MOVIE REVIEW: Emerald City
Official selection and centerpiece film of the third annual Irish American Movie Hooley
EMERALD CITY-- 4 STARS
I know it’s the clickbait haven of Buzzfeed, but this list of jobs well-known celebrities had before they hit it big is pretty humbling and eye-opening at the same time. Once the millions roll in and we see the red carpets and flashbulbs, we forget the lucky breaks and hard work it took to get there, and that for every one of those matinee idols a thousand never make it. Upon seeing Emerald City at the 3rd annual Irish American Movie Hooley, I’ll gladly raise my glass in hopes that Colin Broderick’s minimum wage days are over.
Emerald City, a working man’s drama spiked with humor and artistic longing, is the feature debut of Colin Broderick as a writer, director, and star. The film stands out as a passion project and what a revelation it is. His film speaks for struggling performers, eager creators, and, as a quaint bonus, the shrinking Irish immigrant heritage of New York City. Emerald City encapsulates lofty dreams and poignant reflections with both grace and reality.
Broderick plays Colly, a father estranged from his daughter and one of a team of non-union construction workers employed by fellow Irishman Pat Mack (John Keating from Boardwalk Empire). Joining him are the devout Richard (John McConnell, a bit player from The Departed), former boxer and ladies man Podge (John Duddy of Hands of Stone). Mack’s jobs are always behind and the frantic owner is stressed enough by deadlines, dissatisfied customers, and the leg-breaking debt collectors to repeatedly threaten to replace his squad of favors for cheaper immigrant labor.

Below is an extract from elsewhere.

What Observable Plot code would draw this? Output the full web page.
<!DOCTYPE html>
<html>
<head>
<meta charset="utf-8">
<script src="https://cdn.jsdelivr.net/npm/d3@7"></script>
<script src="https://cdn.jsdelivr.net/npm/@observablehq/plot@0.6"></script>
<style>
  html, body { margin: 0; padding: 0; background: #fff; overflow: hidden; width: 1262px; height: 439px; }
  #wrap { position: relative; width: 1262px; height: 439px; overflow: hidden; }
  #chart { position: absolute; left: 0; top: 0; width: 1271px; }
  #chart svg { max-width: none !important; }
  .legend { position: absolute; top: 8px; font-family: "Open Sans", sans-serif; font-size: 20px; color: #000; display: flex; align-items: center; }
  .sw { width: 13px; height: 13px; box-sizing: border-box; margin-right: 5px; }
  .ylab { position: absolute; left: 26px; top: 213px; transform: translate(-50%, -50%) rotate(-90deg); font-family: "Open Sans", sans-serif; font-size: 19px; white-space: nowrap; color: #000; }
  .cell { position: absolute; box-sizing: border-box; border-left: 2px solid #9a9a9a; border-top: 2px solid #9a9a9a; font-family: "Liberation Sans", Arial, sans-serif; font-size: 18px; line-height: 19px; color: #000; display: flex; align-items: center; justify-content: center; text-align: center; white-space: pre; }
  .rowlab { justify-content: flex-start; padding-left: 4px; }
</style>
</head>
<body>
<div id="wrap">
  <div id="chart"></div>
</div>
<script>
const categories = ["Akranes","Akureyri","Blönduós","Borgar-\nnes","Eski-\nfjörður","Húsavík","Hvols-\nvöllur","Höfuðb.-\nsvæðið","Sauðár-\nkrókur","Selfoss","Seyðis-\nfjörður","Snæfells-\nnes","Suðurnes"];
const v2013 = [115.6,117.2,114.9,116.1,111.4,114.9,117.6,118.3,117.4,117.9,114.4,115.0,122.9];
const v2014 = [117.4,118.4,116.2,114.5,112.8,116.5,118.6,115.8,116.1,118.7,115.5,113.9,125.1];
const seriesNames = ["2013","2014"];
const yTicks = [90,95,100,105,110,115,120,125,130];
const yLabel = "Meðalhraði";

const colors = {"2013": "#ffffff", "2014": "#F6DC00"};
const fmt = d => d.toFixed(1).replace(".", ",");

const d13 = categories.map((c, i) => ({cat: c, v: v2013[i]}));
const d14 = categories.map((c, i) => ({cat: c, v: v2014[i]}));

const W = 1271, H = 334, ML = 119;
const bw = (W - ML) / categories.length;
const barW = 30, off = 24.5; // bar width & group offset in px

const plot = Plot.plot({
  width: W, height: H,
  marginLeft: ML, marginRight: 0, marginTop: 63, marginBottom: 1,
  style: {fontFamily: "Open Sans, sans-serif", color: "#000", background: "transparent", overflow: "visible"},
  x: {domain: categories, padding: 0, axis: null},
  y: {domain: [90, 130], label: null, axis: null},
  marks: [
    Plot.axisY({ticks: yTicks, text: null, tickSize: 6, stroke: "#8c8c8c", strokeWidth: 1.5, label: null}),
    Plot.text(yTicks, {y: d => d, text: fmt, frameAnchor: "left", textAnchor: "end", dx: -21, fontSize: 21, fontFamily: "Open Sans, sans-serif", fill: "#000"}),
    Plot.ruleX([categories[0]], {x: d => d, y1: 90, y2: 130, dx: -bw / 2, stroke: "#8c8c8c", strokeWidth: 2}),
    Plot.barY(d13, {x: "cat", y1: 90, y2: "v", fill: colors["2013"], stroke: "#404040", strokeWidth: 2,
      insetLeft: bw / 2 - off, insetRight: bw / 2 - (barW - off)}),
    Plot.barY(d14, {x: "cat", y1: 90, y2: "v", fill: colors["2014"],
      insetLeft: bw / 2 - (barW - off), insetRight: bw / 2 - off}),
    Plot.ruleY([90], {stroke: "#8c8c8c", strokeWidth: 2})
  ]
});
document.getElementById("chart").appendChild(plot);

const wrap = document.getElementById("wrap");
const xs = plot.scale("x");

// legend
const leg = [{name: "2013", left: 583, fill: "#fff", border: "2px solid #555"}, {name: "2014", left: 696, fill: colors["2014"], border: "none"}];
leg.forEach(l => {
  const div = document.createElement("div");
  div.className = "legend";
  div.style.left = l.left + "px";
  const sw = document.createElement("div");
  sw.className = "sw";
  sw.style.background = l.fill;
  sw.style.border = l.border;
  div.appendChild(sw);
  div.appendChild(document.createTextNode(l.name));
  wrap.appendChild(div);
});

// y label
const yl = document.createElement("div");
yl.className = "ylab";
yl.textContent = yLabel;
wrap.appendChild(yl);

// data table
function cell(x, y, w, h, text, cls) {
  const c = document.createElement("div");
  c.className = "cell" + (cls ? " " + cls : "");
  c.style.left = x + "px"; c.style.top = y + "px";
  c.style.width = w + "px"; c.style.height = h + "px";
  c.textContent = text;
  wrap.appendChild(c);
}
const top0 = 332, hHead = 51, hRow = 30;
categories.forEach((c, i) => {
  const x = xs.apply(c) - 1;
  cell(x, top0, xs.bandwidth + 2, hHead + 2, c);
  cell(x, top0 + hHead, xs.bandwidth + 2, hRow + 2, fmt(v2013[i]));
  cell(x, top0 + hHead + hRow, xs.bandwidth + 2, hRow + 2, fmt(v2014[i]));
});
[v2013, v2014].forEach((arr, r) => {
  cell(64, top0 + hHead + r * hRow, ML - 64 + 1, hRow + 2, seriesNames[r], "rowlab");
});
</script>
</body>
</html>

Colly and the boys have their confidence and morale beaten down by the work and the world at large. When the utility gloves come off and the toolbelts get hung up at the local tavern, the men’s words flow as they muse, monologue, and rant on society home and abroad, losses and losers, weak aspirations, societal changes in decency, and more. Colly soaks all of that in and contributes his own as an aspiring playwright. Through encouragement from a patron (Jacqueline Kealy) and a burgeoning love interest named Ophelia (Rachel Broderick), he has put pen to paper on all of those diatribes of trials and tribulations and turned them into an autobiographical play with a part for each man.
The highs and lows of these men and women are extremely well-acted by a dedicated ensemble. Colly’s arc may dominate, but craters of emotional impact come from Richard, Ophelia, and Podge, as well. There’s not a fake person in the bunch. Their dialogue ripples with authenticity, making the entire narrative utterly captivating with gut punches in reserve.
Emerald City is hardscrabble set in the concrete jungle. A soft soundtrack adds an audio anchor while cinematographer Eric Branco absorbs the urban trappings. This is blue collar and bootstraps with well-crafted theme roots that are topical, bracing, engaging, and fittingly poetic. Take notice, as I have, for Colin Broderick and company. Someday, he deserves to hang up that hard hat for good.
LESSON #1: “FOR F--K’S SAKE” IS THE IRISH EQUIVALENT FOR “WHATEVER”-- This phrase can be used to open a sentence or close a sentence, and it’s exasperating and dismissive gold every time.
LESSON #2: A CASE OF THE DISILLUSIONED AMERICAN DREAM-- The United States may be the “land of opportunity,” but seizing can sometimes lead to closed doors for other opportunities, especially if you’re an immigrant. Getting by requires making concessions for true dreams. The Irish don’t have it as bad as Mexicans, but the struggle still exists.
LESSON #3: WRITE ABOUT YOUR LIFE-- Every writer’s lens, from Shakespeare’s to that from a dime-store paperback, is an autobiographical one to some degree. Personal experience carries the most complete detail and emotional attachment compared to creating composites from a world not of your own. Cull from that first as the root of authenticity.
LESSON #4: BEAUTY UNDER THE BLUE COLLAR-- In the “don’t judge a book by its cover” department, put aside any notions that individuals of manual labor, vocational trades, or cable-ready dirty jobs lack creativity, culture, or refinement. There are artists everywhere just trying to make ends meet.